Let me be clear by stating that I am not against the white dominant group. What I am against is fear and distrust. What I am against is the ignorance to question what our unconscious and implicit biases towards race, culture and religion are.
Because this is where stereotypes and perceptions arise. And these issues have seriously unfair repercussions, mainly for the vulnerable and poor, which are often minorities and immigrants. But the victims are not just the minorities. The dominant group suffers too.
Great Britain, Turner and Judge Aaron Persky, who sentenced Turner, thought they were doing what was best to preserve the power that goes along with white privilege and entitlement. The sad reality, for them, is that in the long run, their actions will diminish that illusory power. Scotland wants out of Great Britain. And Jeff Rosen, a Santa Clara District Attorney, is seeking to pass legislation to close loopholes to prevent “future Brock Turners” from getting lenient sentences by including sexual assault of an intoxicated or unconscious person to the list of criminal offenses ineligible for probation.
Being Asian and female, I consider myself a double minority. I see the importance and value of having friends of diverse races, cultures, nationalities and points of view. While we have disagreements on politics, religion and hot topics, there is an underlying basis of respect and friendship. Someone who doesn’t know me might see me having a heated debate with a white male friend and think we are fighting, but a few minutes later we are washing dishes together after enjoying a meal.
Differences can be scary at first glance. But they shouldn’t be dismissed as scary without being evaluated over time. That is what is dangerous about white privilege, entitlement and racism. Racism is a learned behavior, one we are taught and not inherently born with. If we are willing to be a little uncomfortable at the start, we will see that the discomfort goes away and opens up new possibilities of living together and finding solutions to social problems.
Xenophobia, the fear and distrust of foreigners, is based on the instinct to survive, that there are a limited amount of resources. I can understand Britain’s fear of losing resources to immigrants, but how true to reality is this fear? To me, it feels akin to what Donald Trump is saying about immigrants in the United States, which is that we will lose our country to them. In both instances, the goal is to get people scared out of their wits. But our country’s innovation and power has been built by the hard work of immigrants.

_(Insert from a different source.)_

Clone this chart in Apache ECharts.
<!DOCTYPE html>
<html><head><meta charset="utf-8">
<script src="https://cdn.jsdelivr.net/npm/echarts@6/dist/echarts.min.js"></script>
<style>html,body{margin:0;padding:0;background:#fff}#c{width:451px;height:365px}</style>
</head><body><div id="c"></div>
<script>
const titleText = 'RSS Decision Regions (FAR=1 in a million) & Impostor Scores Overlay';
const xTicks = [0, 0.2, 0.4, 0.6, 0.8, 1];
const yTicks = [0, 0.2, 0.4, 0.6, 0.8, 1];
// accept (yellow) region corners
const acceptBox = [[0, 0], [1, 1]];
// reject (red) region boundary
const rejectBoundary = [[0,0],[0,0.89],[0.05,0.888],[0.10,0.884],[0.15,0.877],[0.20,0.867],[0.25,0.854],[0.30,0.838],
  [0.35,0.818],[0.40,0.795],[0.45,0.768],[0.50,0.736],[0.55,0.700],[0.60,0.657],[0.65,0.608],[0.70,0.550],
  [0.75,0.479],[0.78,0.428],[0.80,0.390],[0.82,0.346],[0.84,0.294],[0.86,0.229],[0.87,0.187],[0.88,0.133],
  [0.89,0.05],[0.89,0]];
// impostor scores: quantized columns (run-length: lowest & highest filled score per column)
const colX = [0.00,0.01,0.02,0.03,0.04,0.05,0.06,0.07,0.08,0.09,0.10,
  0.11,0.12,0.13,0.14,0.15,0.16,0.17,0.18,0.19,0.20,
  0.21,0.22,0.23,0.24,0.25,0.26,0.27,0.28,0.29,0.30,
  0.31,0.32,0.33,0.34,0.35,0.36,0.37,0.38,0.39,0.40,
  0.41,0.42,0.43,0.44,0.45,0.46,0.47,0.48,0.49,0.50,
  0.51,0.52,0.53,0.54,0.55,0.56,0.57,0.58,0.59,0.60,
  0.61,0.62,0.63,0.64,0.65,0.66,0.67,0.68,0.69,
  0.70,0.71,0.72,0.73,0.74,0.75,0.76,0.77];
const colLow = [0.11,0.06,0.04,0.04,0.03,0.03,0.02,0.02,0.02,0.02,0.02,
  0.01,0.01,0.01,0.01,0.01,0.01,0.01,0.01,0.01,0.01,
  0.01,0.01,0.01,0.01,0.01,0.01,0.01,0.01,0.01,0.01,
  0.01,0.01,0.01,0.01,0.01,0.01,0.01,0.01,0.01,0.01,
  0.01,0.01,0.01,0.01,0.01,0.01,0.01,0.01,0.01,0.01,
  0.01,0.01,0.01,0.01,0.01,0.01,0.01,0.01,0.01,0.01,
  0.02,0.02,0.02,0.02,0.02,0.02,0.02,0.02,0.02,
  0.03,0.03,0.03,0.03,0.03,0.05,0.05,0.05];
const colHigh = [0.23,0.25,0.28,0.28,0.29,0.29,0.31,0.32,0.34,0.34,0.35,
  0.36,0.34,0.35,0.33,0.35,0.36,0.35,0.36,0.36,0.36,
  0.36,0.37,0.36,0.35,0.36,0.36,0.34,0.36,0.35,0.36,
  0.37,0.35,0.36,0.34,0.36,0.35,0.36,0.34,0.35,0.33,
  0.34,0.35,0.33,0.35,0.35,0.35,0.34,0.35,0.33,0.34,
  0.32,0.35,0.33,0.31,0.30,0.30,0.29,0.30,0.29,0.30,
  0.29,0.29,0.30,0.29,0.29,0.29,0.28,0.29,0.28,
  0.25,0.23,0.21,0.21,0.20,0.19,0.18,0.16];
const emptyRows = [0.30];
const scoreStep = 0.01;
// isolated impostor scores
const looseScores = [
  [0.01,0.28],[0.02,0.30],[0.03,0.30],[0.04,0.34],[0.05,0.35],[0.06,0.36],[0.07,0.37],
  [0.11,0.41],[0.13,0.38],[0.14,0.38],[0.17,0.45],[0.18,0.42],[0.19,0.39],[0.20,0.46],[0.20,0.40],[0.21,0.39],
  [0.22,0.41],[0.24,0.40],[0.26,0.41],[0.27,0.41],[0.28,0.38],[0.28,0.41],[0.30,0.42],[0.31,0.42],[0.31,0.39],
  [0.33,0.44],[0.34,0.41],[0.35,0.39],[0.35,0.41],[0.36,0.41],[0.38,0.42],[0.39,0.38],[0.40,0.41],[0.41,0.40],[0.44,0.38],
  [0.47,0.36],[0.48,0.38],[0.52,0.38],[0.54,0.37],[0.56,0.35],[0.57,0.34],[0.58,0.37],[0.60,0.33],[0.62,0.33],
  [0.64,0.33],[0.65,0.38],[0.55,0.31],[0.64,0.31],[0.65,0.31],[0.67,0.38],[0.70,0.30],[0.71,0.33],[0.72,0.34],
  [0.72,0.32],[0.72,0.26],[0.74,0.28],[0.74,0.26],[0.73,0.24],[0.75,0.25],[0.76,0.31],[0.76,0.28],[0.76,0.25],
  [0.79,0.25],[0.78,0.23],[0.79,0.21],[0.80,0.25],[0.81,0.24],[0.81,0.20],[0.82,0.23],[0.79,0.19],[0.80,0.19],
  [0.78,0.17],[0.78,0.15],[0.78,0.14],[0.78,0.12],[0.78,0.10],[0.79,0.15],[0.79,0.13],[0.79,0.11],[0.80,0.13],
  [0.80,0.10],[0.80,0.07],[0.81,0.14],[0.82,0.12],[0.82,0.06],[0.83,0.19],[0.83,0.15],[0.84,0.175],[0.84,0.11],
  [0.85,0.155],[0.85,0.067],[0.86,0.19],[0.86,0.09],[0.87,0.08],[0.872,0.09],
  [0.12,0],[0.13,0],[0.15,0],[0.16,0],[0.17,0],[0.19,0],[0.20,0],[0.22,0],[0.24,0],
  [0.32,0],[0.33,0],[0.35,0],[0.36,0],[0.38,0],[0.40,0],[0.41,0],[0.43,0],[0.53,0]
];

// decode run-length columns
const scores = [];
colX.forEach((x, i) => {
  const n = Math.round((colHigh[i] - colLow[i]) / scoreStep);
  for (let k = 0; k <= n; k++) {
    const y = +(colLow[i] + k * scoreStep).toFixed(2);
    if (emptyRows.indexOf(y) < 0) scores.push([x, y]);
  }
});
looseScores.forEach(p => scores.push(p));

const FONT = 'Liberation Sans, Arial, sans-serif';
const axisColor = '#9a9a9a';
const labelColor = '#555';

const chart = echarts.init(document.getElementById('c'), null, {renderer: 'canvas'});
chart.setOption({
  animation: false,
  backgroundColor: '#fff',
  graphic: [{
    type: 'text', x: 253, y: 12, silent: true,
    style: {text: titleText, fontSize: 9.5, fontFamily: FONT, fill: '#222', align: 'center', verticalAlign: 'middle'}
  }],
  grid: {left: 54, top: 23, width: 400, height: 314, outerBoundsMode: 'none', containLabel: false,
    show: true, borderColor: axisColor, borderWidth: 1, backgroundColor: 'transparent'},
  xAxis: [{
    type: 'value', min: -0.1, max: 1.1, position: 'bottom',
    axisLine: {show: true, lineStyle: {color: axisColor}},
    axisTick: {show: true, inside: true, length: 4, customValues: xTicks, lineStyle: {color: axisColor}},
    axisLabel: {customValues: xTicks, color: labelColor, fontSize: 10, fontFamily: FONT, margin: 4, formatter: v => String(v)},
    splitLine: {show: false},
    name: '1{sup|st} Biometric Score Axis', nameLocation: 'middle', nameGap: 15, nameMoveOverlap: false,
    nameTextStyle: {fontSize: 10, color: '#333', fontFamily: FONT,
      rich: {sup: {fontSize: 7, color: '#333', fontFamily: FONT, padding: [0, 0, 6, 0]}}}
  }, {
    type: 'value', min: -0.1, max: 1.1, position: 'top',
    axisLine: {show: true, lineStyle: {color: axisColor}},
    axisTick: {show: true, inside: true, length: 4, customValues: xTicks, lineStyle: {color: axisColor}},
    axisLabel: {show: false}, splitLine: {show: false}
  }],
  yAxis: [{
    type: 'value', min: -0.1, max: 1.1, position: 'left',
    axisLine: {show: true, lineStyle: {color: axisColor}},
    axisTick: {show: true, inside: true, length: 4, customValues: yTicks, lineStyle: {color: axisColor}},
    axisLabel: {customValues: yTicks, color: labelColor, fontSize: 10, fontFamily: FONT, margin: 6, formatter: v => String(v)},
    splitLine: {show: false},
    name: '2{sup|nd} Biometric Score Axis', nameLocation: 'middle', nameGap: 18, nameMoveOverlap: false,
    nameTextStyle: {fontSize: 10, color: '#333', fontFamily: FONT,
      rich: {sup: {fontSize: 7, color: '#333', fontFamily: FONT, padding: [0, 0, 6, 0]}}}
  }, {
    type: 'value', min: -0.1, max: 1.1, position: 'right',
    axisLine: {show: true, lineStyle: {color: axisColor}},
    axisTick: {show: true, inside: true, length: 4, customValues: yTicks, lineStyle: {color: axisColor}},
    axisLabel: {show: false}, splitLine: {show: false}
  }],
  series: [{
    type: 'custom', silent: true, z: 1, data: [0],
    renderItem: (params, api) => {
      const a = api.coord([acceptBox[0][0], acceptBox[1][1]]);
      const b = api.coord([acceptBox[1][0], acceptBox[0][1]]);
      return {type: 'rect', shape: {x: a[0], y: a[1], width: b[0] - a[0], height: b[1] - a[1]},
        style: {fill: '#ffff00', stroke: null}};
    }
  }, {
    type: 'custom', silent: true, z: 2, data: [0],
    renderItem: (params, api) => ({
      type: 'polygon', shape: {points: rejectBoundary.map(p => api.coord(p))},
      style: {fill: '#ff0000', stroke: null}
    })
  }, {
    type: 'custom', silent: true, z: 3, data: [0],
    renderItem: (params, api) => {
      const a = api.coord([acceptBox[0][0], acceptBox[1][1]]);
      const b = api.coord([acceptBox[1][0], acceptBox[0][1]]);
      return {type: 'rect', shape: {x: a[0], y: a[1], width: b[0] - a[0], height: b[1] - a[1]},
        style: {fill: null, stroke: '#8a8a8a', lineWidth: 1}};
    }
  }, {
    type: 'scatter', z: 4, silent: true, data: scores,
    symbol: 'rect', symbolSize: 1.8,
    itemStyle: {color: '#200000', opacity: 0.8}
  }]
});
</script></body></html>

I’m afraid that what the Brexit shows is Britain’s desire to isolate itself not only from Europe, but from the world. This was an “us versus them” vote. It’s a sad time for Great Britain and for the European union. My hope is that the United States does not catch this distrustful, deluded bug in November. That we have the courage to look fear and hate straight in the eye and step out of the shadow of white privilege and entitlement.